_Task to carry out_
Your output must consist solely of the lines from the "Emit a Python" line through the "return pd.DataFrame(linhas)" line, exactly as written, without images.

_Extracted information_
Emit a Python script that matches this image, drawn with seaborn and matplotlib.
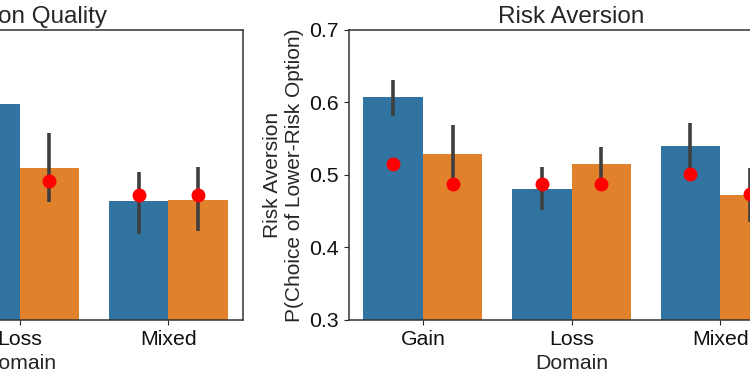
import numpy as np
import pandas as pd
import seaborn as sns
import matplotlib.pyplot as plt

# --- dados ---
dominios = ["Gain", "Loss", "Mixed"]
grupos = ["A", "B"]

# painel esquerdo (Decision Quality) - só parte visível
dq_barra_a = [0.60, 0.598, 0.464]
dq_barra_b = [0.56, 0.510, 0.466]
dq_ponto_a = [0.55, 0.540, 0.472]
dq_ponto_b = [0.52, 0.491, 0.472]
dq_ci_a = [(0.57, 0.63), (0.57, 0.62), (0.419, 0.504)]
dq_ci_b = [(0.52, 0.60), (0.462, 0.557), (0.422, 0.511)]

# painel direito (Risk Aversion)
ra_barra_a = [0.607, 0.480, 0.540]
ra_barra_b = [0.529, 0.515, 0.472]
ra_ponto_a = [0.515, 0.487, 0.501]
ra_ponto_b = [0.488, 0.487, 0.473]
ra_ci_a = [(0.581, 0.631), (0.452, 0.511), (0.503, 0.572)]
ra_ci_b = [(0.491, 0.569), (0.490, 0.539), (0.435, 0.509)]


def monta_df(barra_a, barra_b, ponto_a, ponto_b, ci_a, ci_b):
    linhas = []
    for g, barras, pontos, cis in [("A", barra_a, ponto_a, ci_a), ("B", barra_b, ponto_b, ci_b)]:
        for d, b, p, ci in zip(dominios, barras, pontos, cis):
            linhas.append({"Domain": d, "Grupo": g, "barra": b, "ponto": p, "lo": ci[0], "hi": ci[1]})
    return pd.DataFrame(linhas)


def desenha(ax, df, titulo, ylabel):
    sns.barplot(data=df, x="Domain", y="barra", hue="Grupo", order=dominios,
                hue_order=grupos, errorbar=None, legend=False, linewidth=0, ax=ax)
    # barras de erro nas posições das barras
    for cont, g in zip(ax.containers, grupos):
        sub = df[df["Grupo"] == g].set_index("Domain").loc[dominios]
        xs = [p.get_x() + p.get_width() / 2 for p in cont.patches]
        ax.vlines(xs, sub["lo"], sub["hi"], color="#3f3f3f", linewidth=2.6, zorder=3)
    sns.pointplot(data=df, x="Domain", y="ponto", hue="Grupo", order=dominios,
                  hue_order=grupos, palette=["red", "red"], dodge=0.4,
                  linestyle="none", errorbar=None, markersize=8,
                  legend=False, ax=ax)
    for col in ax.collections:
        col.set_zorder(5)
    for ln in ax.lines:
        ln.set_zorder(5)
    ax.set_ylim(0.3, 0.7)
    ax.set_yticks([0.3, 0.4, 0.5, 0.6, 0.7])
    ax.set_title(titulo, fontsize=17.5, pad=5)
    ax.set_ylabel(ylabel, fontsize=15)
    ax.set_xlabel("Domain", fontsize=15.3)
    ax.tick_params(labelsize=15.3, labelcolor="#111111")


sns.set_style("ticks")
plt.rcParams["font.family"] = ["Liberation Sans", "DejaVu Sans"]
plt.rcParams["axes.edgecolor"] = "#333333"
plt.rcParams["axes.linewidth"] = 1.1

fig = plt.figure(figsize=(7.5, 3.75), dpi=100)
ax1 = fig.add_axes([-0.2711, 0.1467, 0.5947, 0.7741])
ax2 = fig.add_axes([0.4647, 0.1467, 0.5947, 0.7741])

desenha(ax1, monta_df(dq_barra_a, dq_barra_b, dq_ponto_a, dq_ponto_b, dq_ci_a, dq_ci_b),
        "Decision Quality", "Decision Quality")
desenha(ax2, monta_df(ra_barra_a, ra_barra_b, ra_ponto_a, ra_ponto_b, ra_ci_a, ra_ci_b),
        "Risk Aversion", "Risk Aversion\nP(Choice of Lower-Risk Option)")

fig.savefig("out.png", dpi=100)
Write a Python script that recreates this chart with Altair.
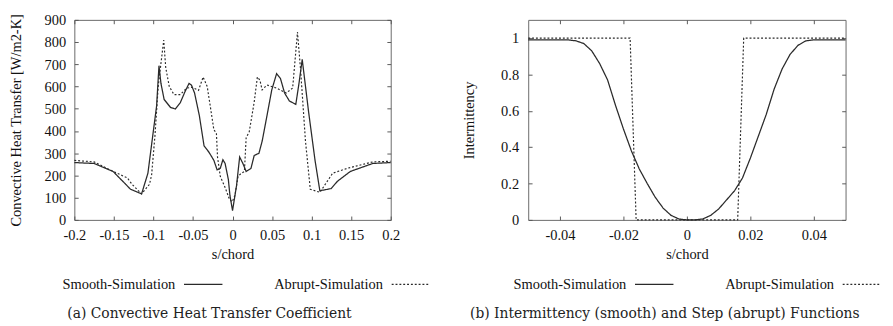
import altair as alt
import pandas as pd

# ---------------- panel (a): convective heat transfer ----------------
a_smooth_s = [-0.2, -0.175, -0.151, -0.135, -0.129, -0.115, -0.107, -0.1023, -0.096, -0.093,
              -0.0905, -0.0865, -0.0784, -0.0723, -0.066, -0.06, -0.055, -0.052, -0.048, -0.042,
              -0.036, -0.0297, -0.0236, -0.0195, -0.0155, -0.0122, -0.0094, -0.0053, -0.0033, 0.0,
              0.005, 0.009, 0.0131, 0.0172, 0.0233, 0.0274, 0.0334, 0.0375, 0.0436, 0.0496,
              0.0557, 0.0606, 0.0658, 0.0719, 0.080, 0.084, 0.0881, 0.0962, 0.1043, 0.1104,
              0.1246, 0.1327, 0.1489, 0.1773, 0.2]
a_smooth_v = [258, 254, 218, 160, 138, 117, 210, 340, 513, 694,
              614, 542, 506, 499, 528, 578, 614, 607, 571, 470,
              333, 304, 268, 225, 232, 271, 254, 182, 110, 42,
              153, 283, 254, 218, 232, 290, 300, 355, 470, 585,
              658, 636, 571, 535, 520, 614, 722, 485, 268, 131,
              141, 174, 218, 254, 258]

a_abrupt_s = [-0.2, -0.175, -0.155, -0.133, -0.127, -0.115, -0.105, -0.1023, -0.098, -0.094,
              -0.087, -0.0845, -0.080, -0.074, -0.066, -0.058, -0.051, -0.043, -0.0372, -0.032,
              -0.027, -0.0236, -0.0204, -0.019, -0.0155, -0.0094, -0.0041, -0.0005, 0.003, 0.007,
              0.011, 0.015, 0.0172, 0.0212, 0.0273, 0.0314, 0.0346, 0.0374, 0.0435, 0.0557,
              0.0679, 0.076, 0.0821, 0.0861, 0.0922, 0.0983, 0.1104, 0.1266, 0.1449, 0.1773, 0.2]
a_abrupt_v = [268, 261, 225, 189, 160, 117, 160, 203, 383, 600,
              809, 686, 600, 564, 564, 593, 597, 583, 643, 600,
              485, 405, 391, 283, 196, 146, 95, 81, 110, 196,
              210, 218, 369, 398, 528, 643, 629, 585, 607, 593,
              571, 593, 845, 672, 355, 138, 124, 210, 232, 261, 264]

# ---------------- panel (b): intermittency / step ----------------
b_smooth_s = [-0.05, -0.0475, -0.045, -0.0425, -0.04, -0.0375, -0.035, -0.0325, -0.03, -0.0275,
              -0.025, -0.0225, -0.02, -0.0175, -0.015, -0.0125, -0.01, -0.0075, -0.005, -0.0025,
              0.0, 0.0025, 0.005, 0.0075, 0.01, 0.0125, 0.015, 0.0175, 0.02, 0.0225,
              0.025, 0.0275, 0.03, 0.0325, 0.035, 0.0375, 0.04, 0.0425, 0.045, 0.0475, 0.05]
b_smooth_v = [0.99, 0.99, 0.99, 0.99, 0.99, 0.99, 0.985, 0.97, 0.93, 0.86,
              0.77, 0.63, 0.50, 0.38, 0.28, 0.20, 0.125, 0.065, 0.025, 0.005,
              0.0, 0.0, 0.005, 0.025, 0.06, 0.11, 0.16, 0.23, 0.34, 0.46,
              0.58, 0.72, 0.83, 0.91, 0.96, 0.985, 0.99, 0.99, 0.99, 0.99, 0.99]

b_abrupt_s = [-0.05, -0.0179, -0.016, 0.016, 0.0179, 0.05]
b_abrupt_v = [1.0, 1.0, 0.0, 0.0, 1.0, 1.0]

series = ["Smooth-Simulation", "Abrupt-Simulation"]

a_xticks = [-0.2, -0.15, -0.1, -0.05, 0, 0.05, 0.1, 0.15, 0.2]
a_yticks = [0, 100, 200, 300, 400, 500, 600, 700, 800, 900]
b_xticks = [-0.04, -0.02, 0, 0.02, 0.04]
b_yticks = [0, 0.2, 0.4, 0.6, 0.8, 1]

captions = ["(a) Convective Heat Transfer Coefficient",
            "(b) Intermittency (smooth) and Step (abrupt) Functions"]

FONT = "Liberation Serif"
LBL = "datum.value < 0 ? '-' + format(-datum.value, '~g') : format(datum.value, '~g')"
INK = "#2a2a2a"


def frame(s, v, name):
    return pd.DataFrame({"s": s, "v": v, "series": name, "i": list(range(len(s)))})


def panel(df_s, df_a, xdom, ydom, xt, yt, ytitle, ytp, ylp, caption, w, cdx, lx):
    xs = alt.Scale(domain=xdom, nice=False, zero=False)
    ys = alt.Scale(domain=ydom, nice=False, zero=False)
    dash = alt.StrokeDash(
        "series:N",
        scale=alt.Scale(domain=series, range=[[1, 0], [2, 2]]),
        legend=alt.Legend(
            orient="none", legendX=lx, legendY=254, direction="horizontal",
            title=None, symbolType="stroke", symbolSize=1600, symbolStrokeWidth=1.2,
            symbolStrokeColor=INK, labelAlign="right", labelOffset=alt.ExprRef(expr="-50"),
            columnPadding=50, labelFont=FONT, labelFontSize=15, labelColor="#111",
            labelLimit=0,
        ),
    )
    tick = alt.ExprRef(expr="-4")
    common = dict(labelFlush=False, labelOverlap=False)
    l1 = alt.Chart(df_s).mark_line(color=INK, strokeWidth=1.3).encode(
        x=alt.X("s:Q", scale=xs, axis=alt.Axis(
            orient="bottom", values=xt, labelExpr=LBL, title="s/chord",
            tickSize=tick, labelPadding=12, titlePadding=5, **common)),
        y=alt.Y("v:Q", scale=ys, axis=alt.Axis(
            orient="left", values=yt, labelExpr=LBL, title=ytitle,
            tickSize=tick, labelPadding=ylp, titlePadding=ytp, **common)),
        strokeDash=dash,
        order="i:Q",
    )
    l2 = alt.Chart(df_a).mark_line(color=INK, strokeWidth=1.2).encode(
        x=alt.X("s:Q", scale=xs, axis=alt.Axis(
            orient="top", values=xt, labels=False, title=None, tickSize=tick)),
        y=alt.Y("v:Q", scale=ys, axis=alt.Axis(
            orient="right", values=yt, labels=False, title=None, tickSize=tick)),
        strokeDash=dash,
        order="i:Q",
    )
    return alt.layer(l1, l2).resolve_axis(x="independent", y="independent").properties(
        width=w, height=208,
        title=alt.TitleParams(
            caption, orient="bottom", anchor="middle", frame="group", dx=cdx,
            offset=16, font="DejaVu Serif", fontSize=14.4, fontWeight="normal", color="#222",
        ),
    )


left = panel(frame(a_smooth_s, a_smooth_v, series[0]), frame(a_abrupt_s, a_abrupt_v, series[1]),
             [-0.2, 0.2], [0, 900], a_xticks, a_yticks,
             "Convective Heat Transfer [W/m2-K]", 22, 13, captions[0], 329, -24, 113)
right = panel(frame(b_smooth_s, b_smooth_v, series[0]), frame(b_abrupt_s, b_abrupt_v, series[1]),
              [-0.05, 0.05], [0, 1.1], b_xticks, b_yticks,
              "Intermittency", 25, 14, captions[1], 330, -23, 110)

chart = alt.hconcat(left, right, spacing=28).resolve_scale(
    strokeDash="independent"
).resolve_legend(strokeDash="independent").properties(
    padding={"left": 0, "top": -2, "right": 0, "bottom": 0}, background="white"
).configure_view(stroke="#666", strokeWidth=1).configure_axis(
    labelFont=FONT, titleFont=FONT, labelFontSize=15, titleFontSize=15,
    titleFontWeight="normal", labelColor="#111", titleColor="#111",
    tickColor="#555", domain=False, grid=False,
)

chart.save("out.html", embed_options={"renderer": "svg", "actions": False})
---
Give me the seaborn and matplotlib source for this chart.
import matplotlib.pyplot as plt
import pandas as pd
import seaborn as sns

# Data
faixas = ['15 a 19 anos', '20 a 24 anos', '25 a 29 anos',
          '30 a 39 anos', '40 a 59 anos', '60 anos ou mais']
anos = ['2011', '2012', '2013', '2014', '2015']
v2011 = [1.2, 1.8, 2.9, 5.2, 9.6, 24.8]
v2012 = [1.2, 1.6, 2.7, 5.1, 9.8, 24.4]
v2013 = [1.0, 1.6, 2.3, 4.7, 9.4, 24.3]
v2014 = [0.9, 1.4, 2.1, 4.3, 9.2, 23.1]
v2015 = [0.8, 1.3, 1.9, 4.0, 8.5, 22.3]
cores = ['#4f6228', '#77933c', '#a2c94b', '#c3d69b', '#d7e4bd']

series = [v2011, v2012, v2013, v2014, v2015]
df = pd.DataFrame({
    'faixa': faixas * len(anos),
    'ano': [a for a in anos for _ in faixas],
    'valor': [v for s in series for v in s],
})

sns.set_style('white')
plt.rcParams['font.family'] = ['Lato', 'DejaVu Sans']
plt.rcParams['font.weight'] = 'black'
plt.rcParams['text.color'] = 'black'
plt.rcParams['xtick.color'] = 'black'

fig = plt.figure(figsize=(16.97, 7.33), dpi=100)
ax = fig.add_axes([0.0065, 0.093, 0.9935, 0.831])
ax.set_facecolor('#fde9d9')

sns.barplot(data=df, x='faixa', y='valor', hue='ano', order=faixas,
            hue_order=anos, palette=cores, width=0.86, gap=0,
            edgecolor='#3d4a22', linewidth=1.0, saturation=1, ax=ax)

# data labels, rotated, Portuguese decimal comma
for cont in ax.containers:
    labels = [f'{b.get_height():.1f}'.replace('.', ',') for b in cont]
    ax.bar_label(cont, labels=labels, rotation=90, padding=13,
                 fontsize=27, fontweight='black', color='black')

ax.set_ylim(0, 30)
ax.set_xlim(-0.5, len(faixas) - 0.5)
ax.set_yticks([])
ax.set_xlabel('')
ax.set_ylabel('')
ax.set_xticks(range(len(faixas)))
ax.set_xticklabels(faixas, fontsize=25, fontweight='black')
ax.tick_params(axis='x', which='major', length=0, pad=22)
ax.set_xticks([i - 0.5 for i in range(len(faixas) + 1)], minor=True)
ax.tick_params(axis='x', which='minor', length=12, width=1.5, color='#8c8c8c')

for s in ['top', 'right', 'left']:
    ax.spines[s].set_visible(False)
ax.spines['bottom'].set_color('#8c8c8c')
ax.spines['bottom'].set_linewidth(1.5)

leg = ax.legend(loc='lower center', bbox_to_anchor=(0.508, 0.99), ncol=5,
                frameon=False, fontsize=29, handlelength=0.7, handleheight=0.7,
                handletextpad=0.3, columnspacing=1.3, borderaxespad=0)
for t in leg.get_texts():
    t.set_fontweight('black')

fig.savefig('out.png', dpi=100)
...
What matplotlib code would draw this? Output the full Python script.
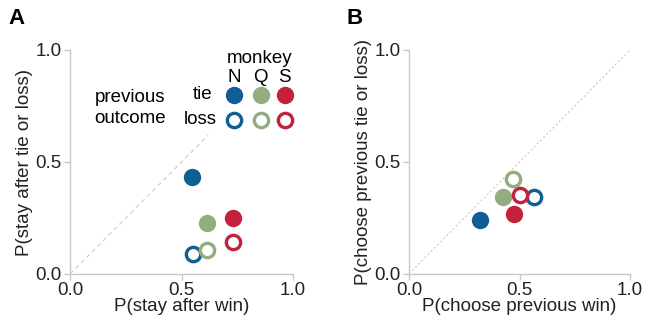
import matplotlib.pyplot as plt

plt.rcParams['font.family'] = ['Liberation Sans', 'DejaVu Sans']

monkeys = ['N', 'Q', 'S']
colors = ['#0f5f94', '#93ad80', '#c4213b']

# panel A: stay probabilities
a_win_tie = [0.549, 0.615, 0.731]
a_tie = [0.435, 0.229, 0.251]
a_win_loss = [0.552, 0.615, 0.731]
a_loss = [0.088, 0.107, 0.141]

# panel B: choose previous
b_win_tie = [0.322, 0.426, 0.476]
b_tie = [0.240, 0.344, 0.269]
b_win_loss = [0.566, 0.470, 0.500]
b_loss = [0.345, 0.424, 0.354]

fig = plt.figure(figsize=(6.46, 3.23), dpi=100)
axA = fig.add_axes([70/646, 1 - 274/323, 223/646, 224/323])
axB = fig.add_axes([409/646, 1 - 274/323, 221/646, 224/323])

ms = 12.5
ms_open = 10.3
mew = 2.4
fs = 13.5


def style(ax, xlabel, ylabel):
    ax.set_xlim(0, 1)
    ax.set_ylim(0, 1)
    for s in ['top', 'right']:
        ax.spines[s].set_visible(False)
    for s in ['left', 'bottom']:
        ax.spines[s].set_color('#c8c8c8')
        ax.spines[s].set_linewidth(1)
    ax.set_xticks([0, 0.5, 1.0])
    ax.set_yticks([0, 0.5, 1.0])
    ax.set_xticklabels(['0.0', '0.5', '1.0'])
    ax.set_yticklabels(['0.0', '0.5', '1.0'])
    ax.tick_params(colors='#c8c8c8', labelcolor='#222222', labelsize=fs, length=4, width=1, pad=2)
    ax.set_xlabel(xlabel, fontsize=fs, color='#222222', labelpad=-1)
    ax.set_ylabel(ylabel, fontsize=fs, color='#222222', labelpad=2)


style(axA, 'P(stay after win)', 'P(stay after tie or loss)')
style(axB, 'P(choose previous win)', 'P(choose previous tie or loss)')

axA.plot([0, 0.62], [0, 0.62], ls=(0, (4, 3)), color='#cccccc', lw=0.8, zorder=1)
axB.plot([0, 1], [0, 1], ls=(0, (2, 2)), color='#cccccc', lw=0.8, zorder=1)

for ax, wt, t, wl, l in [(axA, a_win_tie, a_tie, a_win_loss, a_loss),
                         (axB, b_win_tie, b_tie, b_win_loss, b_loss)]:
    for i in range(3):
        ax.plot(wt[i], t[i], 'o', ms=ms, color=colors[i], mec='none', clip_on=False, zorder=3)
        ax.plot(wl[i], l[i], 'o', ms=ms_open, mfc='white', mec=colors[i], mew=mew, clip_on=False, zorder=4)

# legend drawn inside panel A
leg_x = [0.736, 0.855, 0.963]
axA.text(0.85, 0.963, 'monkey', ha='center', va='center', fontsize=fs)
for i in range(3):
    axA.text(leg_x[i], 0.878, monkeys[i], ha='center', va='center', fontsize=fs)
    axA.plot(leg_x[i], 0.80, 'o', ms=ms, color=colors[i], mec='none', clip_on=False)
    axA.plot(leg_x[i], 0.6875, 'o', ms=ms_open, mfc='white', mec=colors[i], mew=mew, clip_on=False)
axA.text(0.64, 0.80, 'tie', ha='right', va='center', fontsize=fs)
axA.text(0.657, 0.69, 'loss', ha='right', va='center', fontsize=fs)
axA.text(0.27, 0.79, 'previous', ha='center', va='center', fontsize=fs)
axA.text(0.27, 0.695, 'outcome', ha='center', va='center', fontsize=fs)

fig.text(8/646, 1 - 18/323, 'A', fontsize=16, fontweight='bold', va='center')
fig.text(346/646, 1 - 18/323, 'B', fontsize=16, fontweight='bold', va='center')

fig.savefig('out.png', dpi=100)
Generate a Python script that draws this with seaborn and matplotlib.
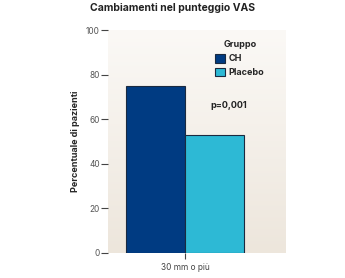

_Task result_
Emit a Python script that matches this image, drawn with seaborn and matplotlib.
import numpy as np
import pandas as pd
import seaborn as sns
import matplotlib.pyplot as plt

# --- dados ---
dominios = ["Gain", "Loss", "Mixed"]
grupos = ["A", "B"]

# painel esquerdo (Decision Quality) - só parte visível
dq_barra_a = [0.60, 0.598, 0.464]
dq_barra_b = [0.56, 0.510, 0.466]
dq_ponto_a = [0.55, 0.540, 0.472]
dq_ponto_b = [0.52, 0.491, 0.472]
dq_ci_a = [(0.57, 0.63), (0.57, 0.62), (0.419, 0.504)]
dq_ci_b = [(0.52, 0.60), (0.462, 0.557), (0.422, 0.511)]

# painel direito (Risk Aversion)
ra_barra_a = [0.607, 0.480, 0.540]
ra_barra_b = [0.529, 0.515, 0.472]
ra_ponto_a = [0.515, 0.487, 0.501]
ra_ponto_b = [0.488, 0.487, 0.473]
ra_ci_a = [(0.581, 0.631), (0.452, 0.511), (0.503, 0.572)]
ra_ci_b = [(0.491, 0.569), (0.490, 0.539), (0.435, 0.509)]


def monta_df(barra_a, barra_b, ponto_a, ponto_b, ci_a, ci_b):
    linhas = []
    for g, barras, pontos, cis in [("A", barra_a, ponto_a, ci_a), ("B", barra_b, ponto_b, ci_b)]:
        for d, b, p, ci in zip(dominios, barras, pontos, cis):
            linhas.append({"Domain": d, "Grupo": g, "barra": b, "ponto": p, "lo": ci[0], "hi": ci[1]})
    return pd.DataFrame(linhas)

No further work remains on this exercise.